## Work instructions
Retype the whole listing verbatim and keep the pictures out of it.
------------------------------------------------------------------------
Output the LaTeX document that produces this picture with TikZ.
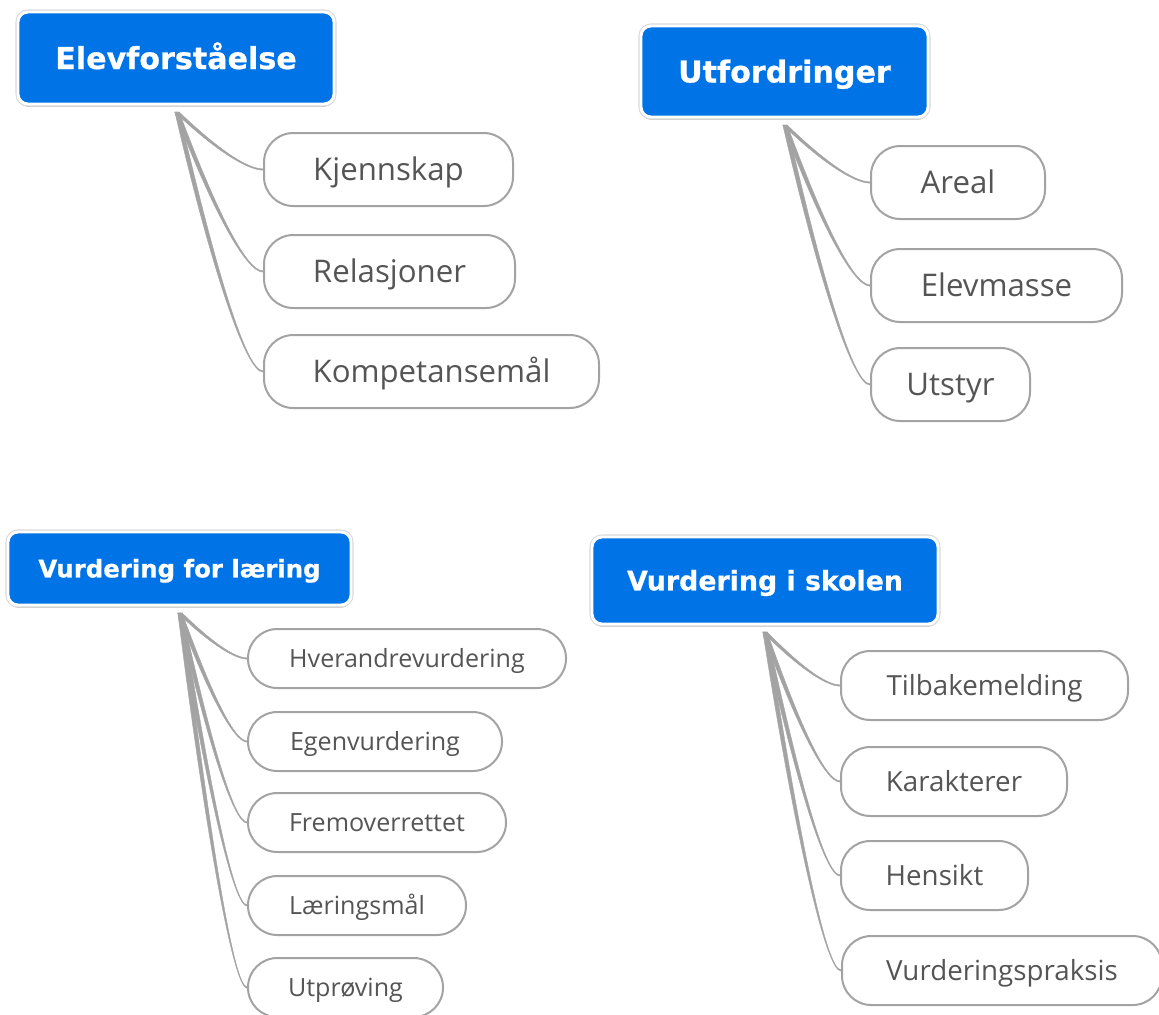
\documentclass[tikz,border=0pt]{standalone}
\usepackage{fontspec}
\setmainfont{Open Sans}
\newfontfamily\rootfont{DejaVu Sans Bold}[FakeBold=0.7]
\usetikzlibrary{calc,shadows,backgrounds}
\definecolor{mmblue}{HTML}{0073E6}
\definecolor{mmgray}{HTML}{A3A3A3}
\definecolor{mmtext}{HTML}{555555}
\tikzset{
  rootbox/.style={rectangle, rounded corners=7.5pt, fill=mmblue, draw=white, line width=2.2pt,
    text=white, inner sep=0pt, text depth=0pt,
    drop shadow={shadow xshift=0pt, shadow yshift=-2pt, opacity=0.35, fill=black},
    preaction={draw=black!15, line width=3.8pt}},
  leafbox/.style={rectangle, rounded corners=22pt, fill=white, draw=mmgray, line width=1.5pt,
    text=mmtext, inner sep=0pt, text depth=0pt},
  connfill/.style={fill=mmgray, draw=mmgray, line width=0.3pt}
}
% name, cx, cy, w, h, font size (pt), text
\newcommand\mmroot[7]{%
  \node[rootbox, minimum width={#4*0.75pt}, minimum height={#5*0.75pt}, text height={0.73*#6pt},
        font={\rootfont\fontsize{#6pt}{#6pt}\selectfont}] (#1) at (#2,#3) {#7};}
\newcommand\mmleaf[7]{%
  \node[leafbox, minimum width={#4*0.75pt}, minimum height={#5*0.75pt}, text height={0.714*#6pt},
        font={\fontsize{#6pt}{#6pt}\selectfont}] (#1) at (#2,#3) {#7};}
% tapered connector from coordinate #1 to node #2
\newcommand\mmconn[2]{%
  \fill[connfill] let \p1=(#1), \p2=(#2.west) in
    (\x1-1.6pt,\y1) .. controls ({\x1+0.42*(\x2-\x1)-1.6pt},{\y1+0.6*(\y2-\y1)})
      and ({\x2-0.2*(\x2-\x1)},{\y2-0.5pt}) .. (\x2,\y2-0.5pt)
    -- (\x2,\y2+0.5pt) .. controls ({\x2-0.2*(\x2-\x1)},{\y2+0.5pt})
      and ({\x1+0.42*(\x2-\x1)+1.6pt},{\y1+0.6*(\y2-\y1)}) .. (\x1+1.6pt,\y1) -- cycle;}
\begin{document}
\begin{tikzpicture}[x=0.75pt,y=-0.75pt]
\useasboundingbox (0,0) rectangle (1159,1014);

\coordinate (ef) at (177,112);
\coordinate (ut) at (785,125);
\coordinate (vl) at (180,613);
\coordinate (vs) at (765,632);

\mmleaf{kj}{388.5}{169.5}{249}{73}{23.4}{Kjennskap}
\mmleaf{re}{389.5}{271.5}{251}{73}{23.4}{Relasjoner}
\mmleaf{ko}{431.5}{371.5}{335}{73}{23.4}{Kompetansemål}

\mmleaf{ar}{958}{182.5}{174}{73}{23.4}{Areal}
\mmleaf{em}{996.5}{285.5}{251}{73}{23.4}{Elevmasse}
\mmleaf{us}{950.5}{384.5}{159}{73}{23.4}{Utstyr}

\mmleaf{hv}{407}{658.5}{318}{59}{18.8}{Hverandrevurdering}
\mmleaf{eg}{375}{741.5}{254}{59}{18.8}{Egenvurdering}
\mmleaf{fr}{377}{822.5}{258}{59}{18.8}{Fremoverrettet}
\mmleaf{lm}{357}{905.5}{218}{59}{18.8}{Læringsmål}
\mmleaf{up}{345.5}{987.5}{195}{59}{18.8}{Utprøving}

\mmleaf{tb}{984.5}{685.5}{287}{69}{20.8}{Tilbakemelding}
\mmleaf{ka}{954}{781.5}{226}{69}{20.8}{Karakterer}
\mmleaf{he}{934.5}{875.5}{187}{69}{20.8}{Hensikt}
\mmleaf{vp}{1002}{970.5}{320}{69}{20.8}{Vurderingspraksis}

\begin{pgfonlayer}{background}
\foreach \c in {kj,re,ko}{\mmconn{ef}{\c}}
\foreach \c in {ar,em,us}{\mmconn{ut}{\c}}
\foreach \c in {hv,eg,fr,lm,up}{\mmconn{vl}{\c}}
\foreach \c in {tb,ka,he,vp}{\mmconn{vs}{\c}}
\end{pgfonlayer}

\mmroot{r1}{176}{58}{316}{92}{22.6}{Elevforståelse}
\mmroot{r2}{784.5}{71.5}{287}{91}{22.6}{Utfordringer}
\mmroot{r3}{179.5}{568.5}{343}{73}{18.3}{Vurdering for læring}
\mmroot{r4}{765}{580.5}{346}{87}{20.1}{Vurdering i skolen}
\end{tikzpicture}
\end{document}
------------------------------------------------------------------------
## Full output
Output the LaTeX document that produces this picture with TikZ.
\documentclass[tikz,border=0pt]{standalone}
\usepackage{fontspec}
\setmainfont{Open Sans}
\newfontfamily\rootfont{DejaVu Sans Bold}[FakeBold=0.7]
\usetikzlibrary{calc,shadows,backgrounds}
\definecolor{mmblue}{HTML}{0073E6}
\definecolor{mmgray}{HTML}{A3A3A3}
\definecolor{mmtext}{HTML}{555555}
\tikzset{
  rootbox/.style={rectangle, rounded corners=7.5pt, fill=mmblue, draw=white, line width=2.2pt,
    text=white, inner sep=0pt, text depth=0pt,
    drop shadow={shadow xshift=0pt, shadow yshift=-2pt, opacity=0.35, fill=black},
    preaction={draw=black!15, line width=3.8pt}},
  leafbox/.style={rectangle, rounded corners=22pt, fill=white, draw=mmgray, line width=1.5pt,
    text=mmtext, inner sep=0pt, text depth=0pt},
  connfill/.style={fill=mmgray, draw=mmgray, line width=0.3pt}
}
% name, cx, cy, w, h, font size (pt), text
\newcommand\mmroot[7]{%
  \node[rootbox, minimum width={#4*0.75pt}, minimum height={#5*0.75pt}, text height={0.73*#6pt},
        font={\rootfont\fontsize{#6pt}{#6pt}\selectfont}] (#1) at (#2,#3) {#7};}
\newcommand\mmleaf[7]{%
  \node[leafbox, minimum width={#4*0.75pt}, minimum height={#5*0.75pt}, text height={0.714*#6pt},
        font={\fontsize{#6pt}{#6pt}\selectfont}] (#1) at (#2,#3) {#7};}
% tapered connector from coordinate #1 to node #2
\newcommand\mmconn[2]{%
  \fill[connfill] let \p1=(#1), \p2=(#2.west) in
    (\x1-1.6pt,\y1) .. controls ({\x1+0.42*(\x2-\x1)-1.6pt},{\y1+0.6*(\y2-\y1)})
      and ({\x2-0.2*(\x2-\x1)},{\y2-0.5pt}) .. (\x2,\y2-0.5pt)
    -- (\x2,\y2+0.5pt) .. controls ({\x2-0.2*(\x2-\x1)},{\y2+0.5pt})
      and ({\x1+0.42*(\x2-\x1)+1.6pt},{\y1+0.6*(\y2-\y1)}) .. (\x1+1.6pt,\y1) -- cycle;}
\begin{document}
\begin{tikzpicture}[x=0.75pt,y=-0.75pt]
\useasboundingbox (0,0) rectangle (1159,1014);

\coordinate (ef) at (177,112);
\coordinate (ut) at (785,125);
\coordinate (vl) at (180,613);
\coordinate (vs) at (765,632);

\mmleaf{kj}{388.5}{169.5}{249}{73}{23.4}{Kjennskap}
\mmleaf{re}{389.5}{271.5}{251}{73}{23.4}{Relasjoner}
\mmleaf{ko}{431.5}{371.5}{335}{73}{23.4}{Kompetansemål}

\mmleaf{ar}{958}{182.5}{174}{73}{23.4}{Areal}
\mmleaf{em}{996.5}{285.5}{251}{73}{23.4}{Elevmasse}
\mmleaf{us}{950.5}{384.5}{159}{73}{23.4}{Utstyr}

\mmleaf{hv}{407}{658.5}{318}{59}{18.8}{Hverandrevurdering}
\mmleaf{eg}{375}{741.5}{254}{59}{18.8}{Egenvurdering}
\mmleaf{fr}{377}{822.5}{258}{59}{18.8}{Fremoverrettet}
\mmleaf{lm}{357}{905.5}{218}{59}{18.8}{Læringsmål}
\mmleaf{up}{345.5}{987.5}{195}{59}{18.8}{Utprøving}

\mmleaf{tb}{984.5}{685.5}{287}{69}{20.8}{Tilbakemelding}
\mmleaf{ka}{954}{781.5}{226}{69}{20.8}{Karakterer}
\mmleaf{he}{934.5}{875.5}{187}{69}{20.8}{Hensikt}
\mmleaf{vp}{1002}{970.5}{320}{69}{20.8}{Vurderingspraksis}

\begin{pgfonlayer}{background}
\foreach \c in {kj,re,ko}{\mmconn{ef}{\c}}
\foreach \c in {ar,em,us}{\mmconn{ut}{\c}}
\foreach \c in {hv,eg,fr,lm,up}{\mmconn{vl}{\c}}
\foreach \c in {tb,ka,he,vp}{\mmconn{vs}{\c}}
\end{pgfonlayer}

\mmroot{r1}{176}{58}{316}{92}{22.6}{Elevforståelse}
\mmroot{r2}{784.5}{71.5}{287}{91}{22.6}{Utfordringer}
\mmroot{r3}{179.5}{568.5}{343}{73}{18.3}{Vurdering for læring}
\mmroot{r4}{765}{580.5}{346}{87}{20.1}{Vurdering i skolen}
\end{tikzpicture}
\end{document}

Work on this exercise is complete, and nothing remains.